Your task: Write out the records that appear below, verbatim and complete, but without pictures.
────────────────
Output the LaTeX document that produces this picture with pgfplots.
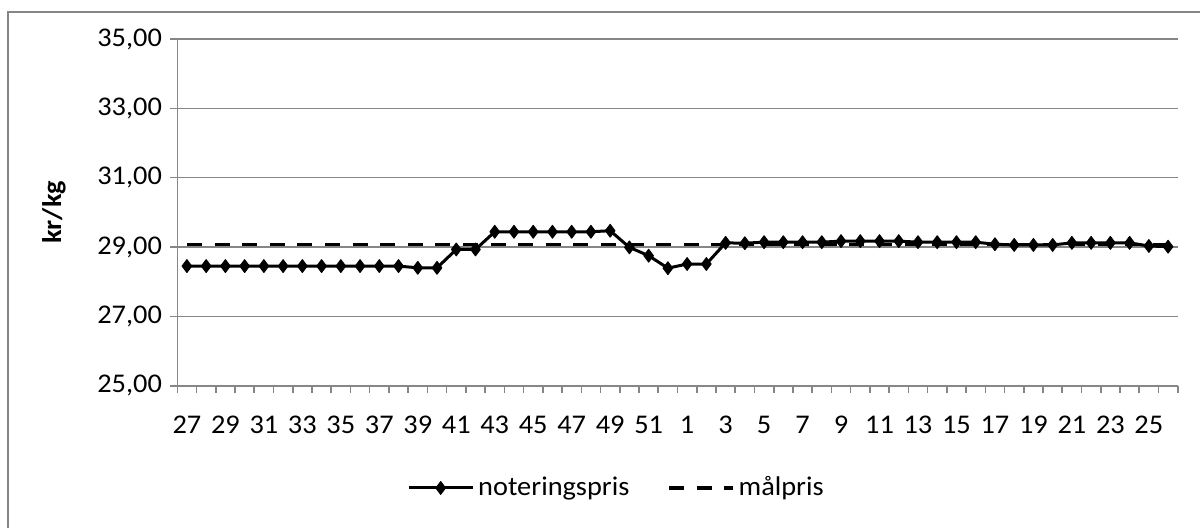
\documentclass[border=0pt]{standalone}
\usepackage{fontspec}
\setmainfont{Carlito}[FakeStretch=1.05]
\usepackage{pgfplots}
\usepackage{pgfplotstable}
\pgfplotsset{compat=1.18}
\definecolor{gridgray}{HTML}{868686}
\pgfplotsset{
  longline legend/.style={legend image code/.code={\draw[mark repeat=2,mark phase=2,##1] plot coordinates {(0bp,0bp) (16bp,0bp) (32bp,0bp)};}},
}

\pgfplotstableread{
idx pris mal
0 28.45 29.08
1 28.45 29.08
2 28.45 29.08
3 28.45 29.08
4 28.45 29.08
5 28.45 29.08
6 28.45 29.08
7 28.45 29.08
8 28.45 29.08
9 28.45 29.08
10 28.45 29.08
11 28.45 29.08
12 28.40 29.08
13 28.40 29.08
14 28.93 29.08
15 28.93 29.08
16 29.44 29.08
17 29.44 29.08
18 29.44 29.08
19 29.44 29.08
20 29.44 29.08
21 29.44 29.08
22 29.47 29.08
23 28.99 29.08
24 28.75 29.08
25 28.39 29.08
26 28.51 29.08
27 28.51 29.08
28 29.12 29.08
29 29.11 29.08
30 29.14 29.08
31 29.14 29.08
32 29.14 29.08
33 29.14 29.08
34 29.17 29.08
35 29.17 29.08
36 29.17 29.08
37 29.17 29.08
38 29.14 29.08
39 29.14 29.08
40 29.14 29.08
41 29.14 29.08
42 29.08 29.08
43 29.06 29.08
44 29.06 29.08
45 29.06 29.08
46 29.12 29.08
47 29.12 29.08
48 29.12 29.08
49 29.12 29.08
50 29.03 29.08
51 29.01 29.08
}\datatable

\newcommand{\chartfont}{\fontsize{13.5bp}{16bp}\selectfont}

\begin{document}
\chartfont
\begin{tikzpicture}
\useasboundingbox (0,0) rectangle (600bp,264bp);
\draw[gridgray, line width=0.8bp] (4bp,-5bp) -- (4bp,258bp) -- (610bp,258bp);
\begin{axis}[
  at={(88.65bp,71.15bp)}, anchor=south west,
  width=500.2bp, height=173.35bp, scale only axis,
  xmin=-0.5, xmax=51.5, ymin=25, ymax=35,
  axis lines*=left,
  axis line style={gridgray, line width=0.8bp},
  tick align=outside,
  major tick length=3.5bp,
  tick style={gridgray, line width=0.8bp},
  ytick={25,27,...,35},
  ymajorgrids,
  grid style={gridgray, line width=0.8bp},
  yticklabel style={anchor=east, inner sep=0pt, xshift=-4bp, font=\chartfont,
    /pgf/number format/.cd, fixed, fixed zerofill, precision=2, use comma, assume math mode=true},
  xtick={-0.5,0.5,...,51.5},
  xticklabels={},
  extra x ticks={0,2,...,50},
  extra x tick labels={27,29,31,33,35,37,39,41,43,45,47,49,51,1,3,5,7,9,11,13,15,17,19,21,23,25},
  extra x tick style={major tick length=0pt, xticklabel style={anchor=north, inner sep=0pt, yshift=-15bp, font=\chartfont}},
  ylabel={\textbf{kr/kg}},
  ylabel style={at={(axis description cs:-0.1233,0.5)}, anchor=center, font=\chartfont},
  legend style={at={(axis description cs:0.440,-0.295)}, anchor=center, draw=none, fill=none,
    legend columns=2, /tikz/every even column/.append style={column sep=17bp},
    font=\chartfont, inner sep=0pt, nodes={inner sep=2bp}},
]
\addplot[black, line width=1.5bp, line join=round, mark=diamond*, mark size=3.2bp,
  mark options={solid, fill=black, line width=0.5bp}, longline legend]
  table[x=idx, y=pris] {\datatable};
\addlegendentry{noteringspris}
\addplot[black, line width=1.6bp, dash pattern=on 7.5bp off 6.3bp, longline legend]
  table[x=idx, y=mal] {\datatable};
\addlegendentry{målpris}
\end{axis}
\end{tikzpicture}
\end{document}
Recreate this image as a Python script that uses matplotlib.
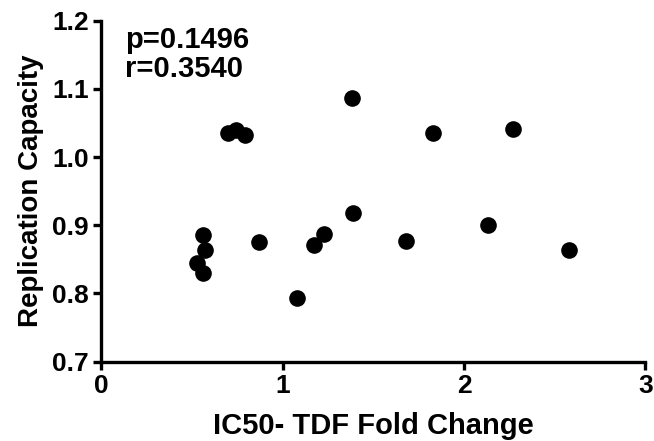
────────────────
Reply to the task:
Output the LaTeX document that produces this picture with pgfplots.
\documentclass[border=0pt]{standalone}
\usepackage{fontspec}
\setmainfont{Carlito}[FakeStretch=1.05]
\usepackage{pgfplots}
\usepackage{pgfplotstable}
\pgfplotsset{compat=1.18}
\definecolor{gridgray}{HTML}{868686}
\pgfplotsset{
  longline legend/.style={legend image code/.code={\draw[mark repeat=2,mark phase=2,##1] plot coordinates {(0bp,0bp) (16bp,0bp) (32bp,0bp)};}},
}

\pgfplotstableread{
idx pris mal
0 28.45 29.08
1 28.45 29.08
2 28.45 29.08
3 28.45 29.08
4 28.45 29.08
5 28.45 29.08
6 28.45 29.08
7 28.45 29.08
8 28.45 29.08
9 28.45 29.08
10 28.45 29.08
11 28.45 29.08
12 28.40 29.08
13 28.40 29.08
14 28.93 29.08
15 28.93 29.08
16 29.44 29.08
17 29.44 29.08
18 29.44 29.08
19 29.44 29.08
20 29.44 29.08
21 29.44 29.08
22 29.47 29.08
23 28.99 29.08
24 28.75 29.08
25 28.39 29.08
26 28.51 29.08
27 28.51 29.08
28 29.12 29.08
29 29.11 29.08
30 29.14 29.08
31 29.14 29.08
32 29.14 29.08
33 29.14 29.08
34 29.17 29.08
35 29.17 29.08
36 29.17 29.08
37 29.17 29.08
38 29.14 29.08
39 29.14 29.08
40 29.14 29.08
41 29.14 29.08
42 29.08 29.08
43 29.06 29.08
44 29.06 29.08
45 29.06 29.08
46 29.12 29.08
47 29.12 29.08
48 29.12 29.08
49 29.12 29.08
50 29.03 29.08
51 29.01 29.08
}\datatable

\newcommand{\chartfont}{\fontsize{13.5bp}{16bp}\selectfont}

\begin{document}
\chartfont
\begin{tikzpicture}
\useasboundingbox (0,0) rectangle (600bp,264bp);
\draw[gridgray, line width=0.8bp] (4bp,-5bp) -- (4bp,258bp) -- (610bp,258bp);
\begin{axis}[
  at={(88.65bp,71.15bp)}, anchor=south west,
  width=500.2bp, height=173.35bp, scale only axis,
  xmin=-0.5, xmax=51.5, ymin=25, ymax=35,
  axis lines*=left,
  axis line style={gridgray, line width=0.8bp},
  tick align=outside,
  major tick length=3.5bp,
  tick style={gridgray, line width=0.8bp},
  ytick={25,27,...,35},
  ymajorgrids,
  grid style={gridgray, line width=0.8bp},
  yticklabel style={anchor=east, inner sep=0pt, xshift=-4bp, font=\chartfont,
    /pgf/number format/.cd, fixed, fixed zerofill, precision=2, use comma, assume math mode=true},
  xtick={-0.5,0.5,...,51.5},
  xticklabels={},
  extra x ticks={0,2,...,50},
  extra x tick labels={27,29,31,33,35,37,39,41,43,45,47,49,51,1,3,5,7,9,11,13,15,17,19,21,23,25},
  extra x tick style={major tick length=0pt, xticklabel style={anchor=north, inner sep=0pt, yshift=-15bp, font=\chartfont}},
  ylabel={\textbf{kr/kg}},
  ylabel style={at={(axis description cs:-0.1233,0.5)}, anchor=center, font=\chartfont},
  legend style={at={(axis description cs:0.440,-0.295)}, anchor=center, draw=none, fill=none,
    legend columns=2, /tikz/every even column/.append style={column sep=17bp},
    font=\chartfont, inner sep=0pt, nodes={inner sep=2bp}},
]
\addplot[black, line width=1.5bp, line join=round, mark=diamond*, mark size=3.2bp,
  mark options={solid, fill=black, line width=0.5bp}, longline legend]
  table[x=idx, y=pris] {\datatable};
\addlegendentry{noteringspris}
\addplot[black, line width=1.6bp, dash pattern=on 7.5bp off 6.3bp, longline legend]
  table[x=idx, y=mal] {\datatable};
\addlegendentry{målpris}
\end{axis}
\end{tikzpicture}
\end{document}
Recreate this image as a Python script that uses matplotlib.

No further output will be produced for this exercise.